TORONTO (Reuters) - Canada’s main stock index fell to a five-week low on Friday, led by declines for financial and industrial shares, as domestic data showed hotter-than-expected inflation and fears of a global trade war gripped investors.
* Wall Street tumbled on Friday with more than 1,000 points knocked off the Dow in two days as investors, increasingly nervous about a potential U.S. trade war with China, shied away from risk ahead of the weekend and sought shelter from further losses.
* Canada’s annual inflation rate in February jumped to a three-year high while January retail sales put in another disappointing performance, giving the Bank of Canada room to ponder when next to hike interest rates.
* Financials, which account for more than one-third of the weight of the TSX, fell 1.6 percent. Toronto-Dominion Bank declined 2.3 percent to C$73.21. And Royal Bank of Canada was down 1.4 percent at C$99.21.
* Industrials fell 1.4 percent as railroad shares lost ground.

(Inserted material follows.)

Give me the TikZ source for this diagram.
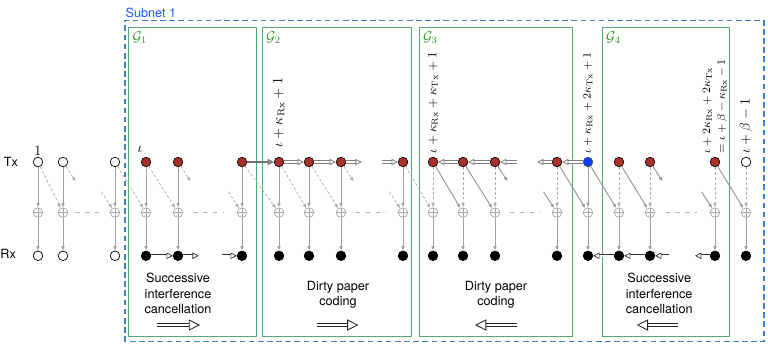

* The Toronto Stock Exchange’s S&P/TSX composite index ended down 176.19 points, or 1.14 percent, at 15,223.74, its lowest close since Feb. 13.
* On Thursday, the TSX registered its biggest one-day percentage drop since September 2016. For the week, the index fell 3.1 percent.
* The energy group fell 1 percent even as oil prices climbed. U.S. crude oil futures settled 2.5 percent higher at $65.88 a barrel.
* Eight of the index’s 10 main groups ended lower.
* The materials group, which includes precious and base metals miners and fertilizer companies, added 0.6 percent.
* Gold futures rose 1.7 percent to $1,349.3 an ounce, boosted by demand for safe-haven assets.
* The largest percentage gainer on the TSX was Kinross Gold, which rose 6.2 percent, while the largest decliner was Lundin Mining, down 6.0 percent.
* The TSX posted three new 52-week highs and 15 new lows.